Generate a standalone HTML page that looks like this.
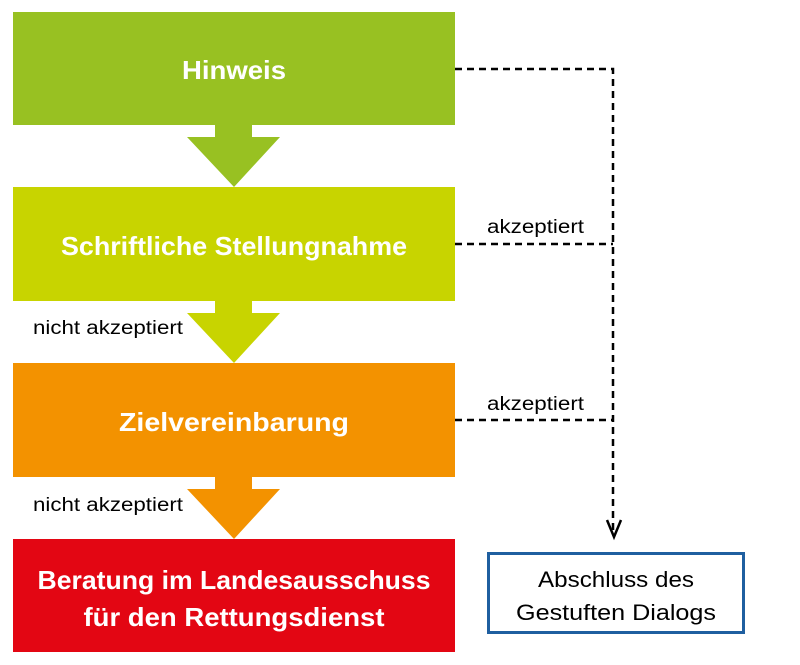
<!DOCTYPE html>
<html><head><meta charset="utf-8"><style>html,body{margin:0;padding:0;background:#fff}svg{display:block}</style></head>
<body>
<svg width="800" height="665" viewBox="0 0 800 665" xmlns="http://www.w3.org/2000/svg" font-family="Liberation Sans, sans-serif">
<rect x="13" y="12" width="442" height="113" fill="#98c122"/>
<polygon points="215,125 252,125 252,137 280,137 234,187 187,137 215,137" fill="#98c122"/>
<rect x="13" y="187" width="442" height="114" fill="#c8d400"/>
<polygon points="215,301 252,301 252,313 280,313 234,363 187,313 215,313" fill="#c8d400"/>
<rect x="13" y="363" width="442" height="114" fill="#f39200"/>
<polygon points="215,477 252,477 252,489 280,489 234,539 187,489 215,489" fill="#f39200"/>
<rect x="13" y="539" width="442" height="113" fill="#e30613"/>
<g fill="#fff" font-weight="bold" text-anchor="middle" font-size="26">
<text x="234" y="79" textLength="104" lengthAdjust="spacingAndGlyphs">Hinweis</text>
<text x="234" y="255" textLength="346" lengthAdjust="spacingAndGlyphs">Schriftliche Stellungnahme</text>
<text x="234" y="431" textLength="230" lengthAdjust="spacingAndGlyphs">Zielvereinbarung</text>
<text x="234" y="589" textLength="393" lengthAdjust="spacingAndGlyphs">Beratung im Landesausschuss</text>
<text x="234" y="626" textLength="301" lengthAdjust="spacingAndGlyphs">für den Rettungsdienst</text>
</g>
<g stroke="#000" stroke-width="2.5" stroke-dasharray="7,5" fill="none">
<polyline points="455,69 613,69 613,530"/>
<line x1="455" y1="244" x2="613" y2="244"/>
<line x1="455" y1="420" x2="613" y2="420"/>
</g>
<polyline points="607,520 614,537 621,520" stroke="#000" stroke-width="2.5" fill="none"/>
<g font-size="19" fill="#000">
<text x="487" y="233" textLength="97" lengthAdjust="spacingAndGlyphs">akzeptiert</text>
<text x="487" y="410" textLength="97" lengthAdjust="spacingAndGlyphs">akzeptiert</text>
<text x="33" y="334" textLength="150" lengthAdjust="spacingAndGlyphs">nicht akzeptiert</text>
<text x="33" y="511" textLength="150" lengthAdjust="spacingAndGlyphs">nicht akzeptiert</text>
</g>
<rect x="488.5" y="553.5" width="255" height="79" fill="#fff" stroke="#1f5fa0" stroke-width="3"/>
<g font-size="22" fill="#000" text-anchor="middle">
<text x="616" y="587" textLength="156" lengthAdjust="spacingAndGlyphs">Abschluss des</text>
<text x="616" y="620" textLength="200" lengthAdjust="spacingAndGlyphs">Gestuften Dialogs</text>
</g>
</svg>
</body></html>
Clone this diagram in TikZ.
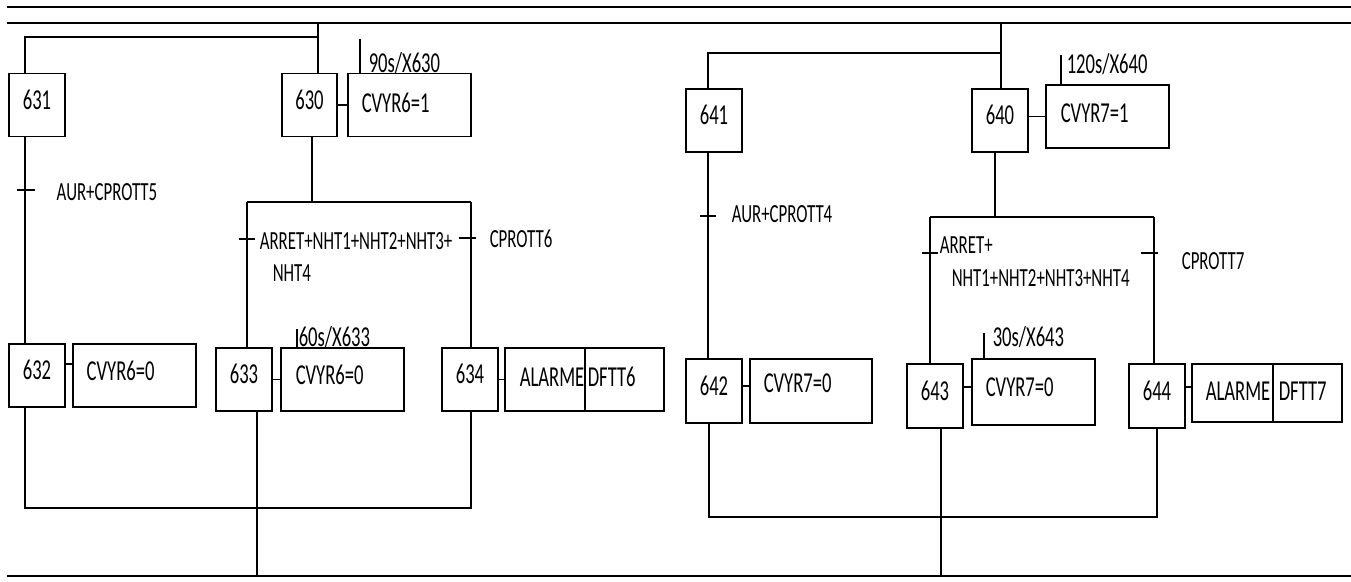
\documentclass[tikz,border=0pt]{standalone}
\usepackage{fontspec}
\setmainfont{Carlito}
\usepackage{graphicx}
\newcommand{\txtL}[1]{\scalebox{1}[1.55]{\fontsize{10.6}{12}\selectfont #1}}
\newcommand{\txtS}[1]{\scalebox{1}[1.55]{\fontsize{9.6}{11}\selectfont #1}}
\begin{document}
\begin{tikzpicture}[x=0.02cm,y=-0.02cm,line width=0.85pt,
  stepbox/.style={draw,inner sep=0pt,minimum width=1.12cm,minimum height=1.27cm,text height=10.4pt,text depth=0.2cm},
  actbox/.style={draw,inner sep=0pt,minimum height=1.27cm},
  lbl/.style={inner sep=0pt,anchor=west}]
\useasboundingbox (0,0) rectangle (1351,581);
% buses
\coordinate (t1a) at (7,7); \coordinate (t1b) at (1351,7);
\coordinate (t2a) at (7,23); \coordinate (t2b) at (1351,23);
\coordinate (b1a) at (7,576); \coordinate (b1b) at (1351,576);
\draw (t1a) -- (t1b);
\draw (t2a) -- (t2b);
\draw (b1a) -- (b1b);

% ================= left grafcet =================
\node[stepbox] (s631) at (37,105) {\txtL{631}};
\node[stepbox,minimum width=1.10cm] (s630) at (309.5,105) {\txtL{630}};
\node[actbox,minimum width=2.46cm] (a630) at (409.5,105) {};
\node[lbl] (t630) at (361,103) {\txtL{CVYR6=1}};
\draw (s630.east) -- (a630.west);
\coordinate (k630) at (360,39);
\draw (k630) -- (k630 |- a630.north);
\node[lbl] (tm630) at (368,63) {\txtL{90s/X630}};

\coordinate (j630) at (318,23);
\coordinate (j631) at (318,37);
\coordinate (c25) at (25,37);
\draw (j630) -- (j630 |- s630.north);
\draw (j631) -- (c25) -- (c25 |- s631.north);

\node[stepbox,minimum height=1.26cm] (s632) at (37,375.5) {\txtL{632}};
\node[actbox,minimum width=2.46cm,minimum height=1.26cm] (a632) at (134.5,375.5) {};
\node[lbl] (t632) at (86,371) {\txtL{CVYR6=0}};
\coordinate (y364) at (0,364);
\draw (s632.east |- y364) -- (a632.west |- y364);
\draw (c25 |- s631.south) -- (c25 |- s632.north);
\draw (17,190) -- (35,190);
\node[lbl] (r631) at (56,192) {\txtS{AUR+CPROTT5}};

\coordinate (d630) at (312,202);
\coordinate (dl6) at (247,202);
\coordinate (dr6) at (471,202);
\draw (d630 |- s630.south) -- (d630);
\draw (dl6) -- (dr6);

\node[stepbox,minimum height=1.26cm] (s633) at (244,379.5) {\txtL{633}};
\node[actbox,minimum width=2.46cm,minimum height=1.26cm] (a633) at (342.5,379.5) {};
\node[lbl] (t633) at (295,375) {\txtL{CVYR6=0}};
\draw (s633.east) -- (a633.west);
\coordinate (k633) at (297,329);
\draw (k633) -- (k633 |- a633.north);
\node[lbl] (tm633) at (298,337) {\txtL{60s/X633}};

\node[stepbox,minimum height=1.26cm] (s634) at (470,379.5) {\txtL{634}};
\node[actbox,minimum width=3.18cm,minimum height=1.26cm] (a634) at (584.5,379.5) {};
\coordinate (v634) at (585,0);
\draw (a634.north -| v634) -- (a634.south -| v634);
\node[lbl] (t634a) at (519,377) {\txtL{ALARME}};
\node[lbl] (t634b) at (587,377) {\txtL{DFTT6}};
\draw (s634.east) -- (a634.west);

\draw (dl6) -- (dl6 |- s633.north);
\draw (dr6) -- (dr6 |- s634.north);
\draw (239,239) -- (255,239);
\draw (459,238) -- (476,238);
\node[lbl] (r630a) at (259,241) {\txtS{ARRET+NHT1+NHT2+NHT3+}};
\node[lbl] (r630b) at (272,273) {\txtS{NHT4}};
\node[lbl] (r630c) at (489,239) {\txtS{CPROTT6}};

\coordinate (m6l) at (25,508);
\coordinate (m6r) at (471,508);
\draw (m6l |- s632.south) -- (m6l) -- (m6r) -- (m6r |- s634.south);
\coordinate (o633) at (257,576);
\draw (o633 |- s633.south) -- (o633);

% ================= right grafcet =================
\node[stepbox,minimum height=1.26cm] (s641) at (714,120.5) {\txtL{641}};
\node[stepbox,minimum height=1.26cm] (s640) at (1000,120.5) {\txtL{640}};
\node[actbox,minimum width=2.46cm,minimum height=1.26cm] (a640) at (1107.5,116.5) {};
\node[lbl] (t640) at (1060,113) {\txtL{CVYR7=1}};
\draw (s640.east |- a640.west) -- (a640.west);
\coordinate (k640) at (1061,55);
\draw (k640) -- (k640 |- a640.north);
\node[lbl] (tm640) at (1066,64) {\txtL{120s/X640}};

\coordinate (j640) at (1001,23);
\coordinate (j641a) at (1001,53);
\coordinate (j641b) at (708,53);
\draw (j640) -- (j640 |- s640.north);
\draw (j641a) -- (j641b) -- (j641b |- s641.north);

\node[stepbox,minimum height=1.28cm] (s642) at (714,391) {\txtL{642}};
\node[actbox,minimum width=2.44cm,minimum height=1.28cm] (a642) at (811,391) {};
\node[lbl] (t642) at (763,383) {\txtL{CVYR7=0}};
\coordinate (y386) at (0,386);
\draw (s642.east |- y386) -- (a642.west |- y386);
\draw (j641b |- s641.south) -- (j641b |- s642.north);
\draw (700,216) -- (716,216);
\node[lbl] (r641) at (731,214) {\txtS{AUR+CPROTT4}};

\coordinate (d640) at (995,217);
\coordinate (dl7) at (930,217);
\coordinate (dr7) at (1154,217);
\draw (d640 |- s640.south) -- (d640);
\draw (dl7) -- (dr7);

\node[stepbox,minimum height=1.28cm] (s643) at (935,396) {\txtL{643}};
\node[actbox,minimum width=2.46cm,minimum height=1.32cm] (a643) at (1033.5,392) {};
\node[lbl] (t643) at (985,387) {\txtL{CVYR7=0}};
\coordinate (y387) at (0,387);
\draw (s643.east |- y387) -- (a643.west |- y387);
\coordinate (k643) at (984,333);
\draw (k643) -- (k643 |- a643.north);
\node[lbl] (tm643) at (992,337) {\txtL{30s/X643}};

\node[stepbox,minimum height=1.28cm] (s644) at (1157,396) {\txtL{644}};
\node[actbox,minimum width=3.0cm,minimum height=1.16cm] (a644) at (1267,393) {};
\coordinate (v644) at (1273,0);
\draw (a644.north -| v644) -- (a644.south -| v644);
\node[lbl] (t644a) at (1205,391) {\txtL{ALARME}};
\node[lbl] (t644b) at (1278,391) {\txtL{DFTT7}};
\draw (s644.east |- y387) -- (a644.west |- y387);

\draw (dl7) -- (dl7 |- s643.north);
\draw (dr7) -- (dr7 |- s644.north);
\draw (922,253) -- (938,253);
\draw (1141,253) -- (1158,253);
\node[lbl] (r640a) at (939,245) {\txtS{ARRET+}};
\node[lbl] (r640b) at (951,278) {\txtS{NHT1+NHT2+NHT3+NHT4}};
\node[lbl] (r640c) at (1181,261) {\txtS{CPROTT7}};

\coordinate (m7l) at (709,517);
\coordinate (m7r) at (1157,517);
\draw (m7l |- s642.south) -- (m7l) -- (m7r) -- (m7r |- s644.south);
\coordinate (o643) at (941,576);
\draw (o643 |- s643.south) -- (o643);
\end{tikzpicture}
\end{document}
━━━━━━━━━━
Problem to solve - Exactly and only the lines from the line with "Clone this diagram in TikZ." to the line with "(b1a) -- (b1b);", both ends included, should be echoed. Do not carry over the pictures.

The answer -
Clone this diagram in TikZ.
\documentclass[tikz,border=0pt]{standalone}
\usepackage{fontspec}
\setmainfont{Carlito}
\usepackage{graphicx}
\newcommand{\txtL}[1]{\scalebox{1}[1.55]{\fontsize{10.6}{12}\selectfont #1}}
\newcommand{\txtS}[1]{\scalebox{1}[1.55]{\fontsize{9.6}{11}\selectfont #1}}
\begin{document}
\begin{tikzpicture}[x=0.02cm,y=-0.02cm,line width=0.85pt,
  stepbox/.style={draw,inner sep=0pt,minimum width=1.12cm,minimum height=1.27cm,text height=10.4pt,text depth=0.2cm},
  actbox/.style={draw,inner sep=0pt,minimum height=1.27cm},
  lbl/.style={inner sep=0pt,anchor=west}]
\useasboundingbox (0,0) rectangle (1351,581);
% buses
\coordinate (t1a) at (7,7); \coordinate (t1b) at (1351,7);
\coordinate (t2a) at (7,23); \coordinate (t2b) at (1351,23);
\coordinate (b1a) at (7,576); \coordinate (b1b) at (1351,576);
\draw (t1a) -- (t1b);
\draw (t2a) -- (t2b);
\draw (b1a) -- (b1b);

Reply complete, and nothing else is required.